* **Material**:
********************
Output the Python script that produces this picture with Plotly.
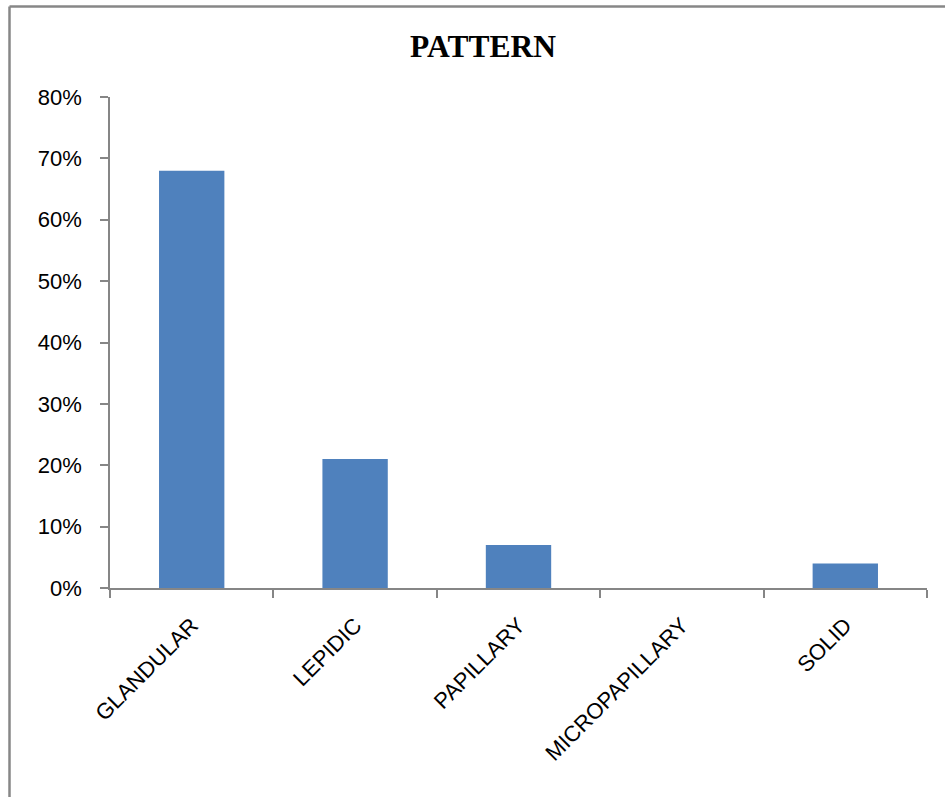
import plotly.graph_objects as go

# Share of cases by histological pattern
patterns = ["GLANDULAR", "LEPIDIC", "PAPILLARY", "MICROPAPILLARY", "SOLID"]
shares = [0.68, 0.21, 0.07, 0.0, 0.04]
y_ticks = [0.0, 0.1, 0.2, 0.3, 0.4, 0.5, 0.6, 0.7, 0.8]

W, H = 945, 797
L, R, T, B = 110, 18, 97, 209
pw, ph = W - L - R, H - T - B

def px_to_paper_x(px):
    return (px - L) / pw

def px_to_paper_y(py):
    return (H - B - py) / ph

fig = go.Figure(
    go.Bar(
        x=patterns,
        y=shares,
        marker=dict(color="#4F81BD", line=dict(width=0)),
    )
)

axis_col = "#868686"
label_font = dict(family="Liberation Sans, Arial, sans-serif", size=22, color="black")

fig.update_layout(
    width=W,
    height=H,
    margin=dict(l=L, r=R, t=T, b=B),
    paper_bgcolor="white",
    plot_bgcolor="white",
    bargap=0.6,
    showlegend=False,
    title=dict(
        text="<b>PATTERN</b>",
        font=dict(family="Liberation Serif, Times New Roman, serif", size=31.5, color="black"),
        x=483 / W,
        xanchor="center",
        xref="container",
        y=1 - 46 / H,
        yanchor="middle",
        yref="container",
    ),
    xaxis=dict(
        tickson="boundaries",
        ticks="outside",
        ticklen=8,
        tickwidth=1.5,
        tickcolor=axis_col,
        showline=True,
        linecolor=axis_col,
        linewidth=1.5,
        tickangle=-45,
        tickfont=label_font,
        showgrid=False,
        ticklabelstandoff=14,
    ),
    yaxis=dict(
        range=[0, 0.8],
        tickvals=y_ticks,
        tickformat=".0%",
        ticks="outside",
        ticklen=8,
        tickwidth=1.5,
        tickcolor=axis_col,
        showline=True,
        linecolor=axis_col,
        linewidth=1.5,
        tickfont=label_font,
        showgrid=False,
        zeroline=False,
        ticklabelstandoff=14,
    ),
)

# Chart-area frame (left and top edges)
frame_col = "#878787"
fig.add_shape(
    type="line", xref="paper", yref="paper",
    x0=px_to_paper_x(9.5), x1=px_to_paper_x(9.5),
    y0=px_to_paper_y(H + 5), y1=px_to_paper_y(6.5),
    line=dict(color=frame_col, width=2.5),
)
fig.add_shape(
    type="line", xref="paper", yref="paper",
    x0=px_to_paper_x(9.5), x1=px_to_paper_x(W + 5),
    y0=px_to_paper_y(6.5), y1=px_to_paper_y(6.5),
    line=dict(color=frame_col, width=2.5),
)

fig.write_html("out.html")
********************
* **Goal**: Transcribe the listing in full and omit the pictures.

* **Expected answer**:
Output the Python script that produces this picture with Plotly.
import plotly.graph_objects as go

# Share of cases by histological pattern
patterns = ["GLANDULAR", "LEPIDIC", "PAPILLARY", "MICROPAPILLARY", "SOLID"]
shares = [0.68, 0.21, 0.07, 0.0, 0.04]
y_ticks = [0.0, 0.1, 0.2, 0.3, 0.4, 0.5, 0.6, 0.7, 0.8]

W, H = 945, 797
L, R, T, B = 110, 18, 97, 209
pw, ph = W - L - R, H - T - B

def px_to_paper_x(px):
    return (px - L) / pw

def px_to_paper_y(py):
    return (H - B - py) / ph

fig = go.Figure(
    go.Bar(
        x=patterns,
        y=shares,
        marker=dict(color="#4F81BD", line=dict(width=0)),
    )
)

axis_col = "#868686"
label_font = dict(family="Liberation Sans, Arial, sans-serif", size=22, color="black")

fig.update_layout(
    width=W,
    height=H,
    margin=dict(l=L, r=R, t=T, b=B),
    paper_bgcolor="white",
    plot_bgcolor="white",
    bargap=0.6,
    showlegend=False,
    title=dict(
        text="<b>PATTERN</b>",
        font=dict(family="Liberation Serif, Times New Roman, serif", size=31.5, color="black"),
        x=483 / W,
        xanchor="center",
        xref="container",
        y=1 - 46 / H,
        yanchor="middle",
        yref="container",
    ),
    xaxis=dict(
        tickson="boundaries",
        ticks="outside",
        ticklen=8,
        tickwidth=1.5,
        tickcolor=axis_col,
        showline=True,
        linecolor=axis_col,
        linewidth=1.5,
        tickangle=-45,
        tickfont=label_font,
        showgrid=False,
        ticklabelstandoff=14,
    ),
    yaxis=dict(
        range=[0, 0.8],
        tickvals=y_ticks,
        tickformat=".0%",
        ticks="outside",
        ticklen=8,
        tickwidth=1.5,
        tickcolor=axis_col,
        showline=True,
        linecolor=axis_col,
        linewidth=1.5,
        tickfont=label_font,
        showgrid=False,
        zeroline=False,
        ticklabelstandoff=14,
    ),
)

# Chart-area frame (left and top edges)
frame_col = "#878787"
fig.add_shape(
    type="line", xref="paper", yref="paper",
    x0=px_to_paper_x(9.5), x1=px_to_paper_x(9.5),
    y0=px_to_paper_y(H + 5), y1=px_to_paper_y(6.5),
    line=dict(color=frame_col, width=2.5),
)
fig.add_shape(
    type="line", xref="paper", yref="paper",
    x0=px_to_paper_x(9.5), x1=px_to_paper_x(W + 5),
    y0=px_to_paper_y(6.5), y1=px_to_paper_y(6.5),
    line=dict(color=frame_col, width=2.5),
)

fig.write_html("out.html")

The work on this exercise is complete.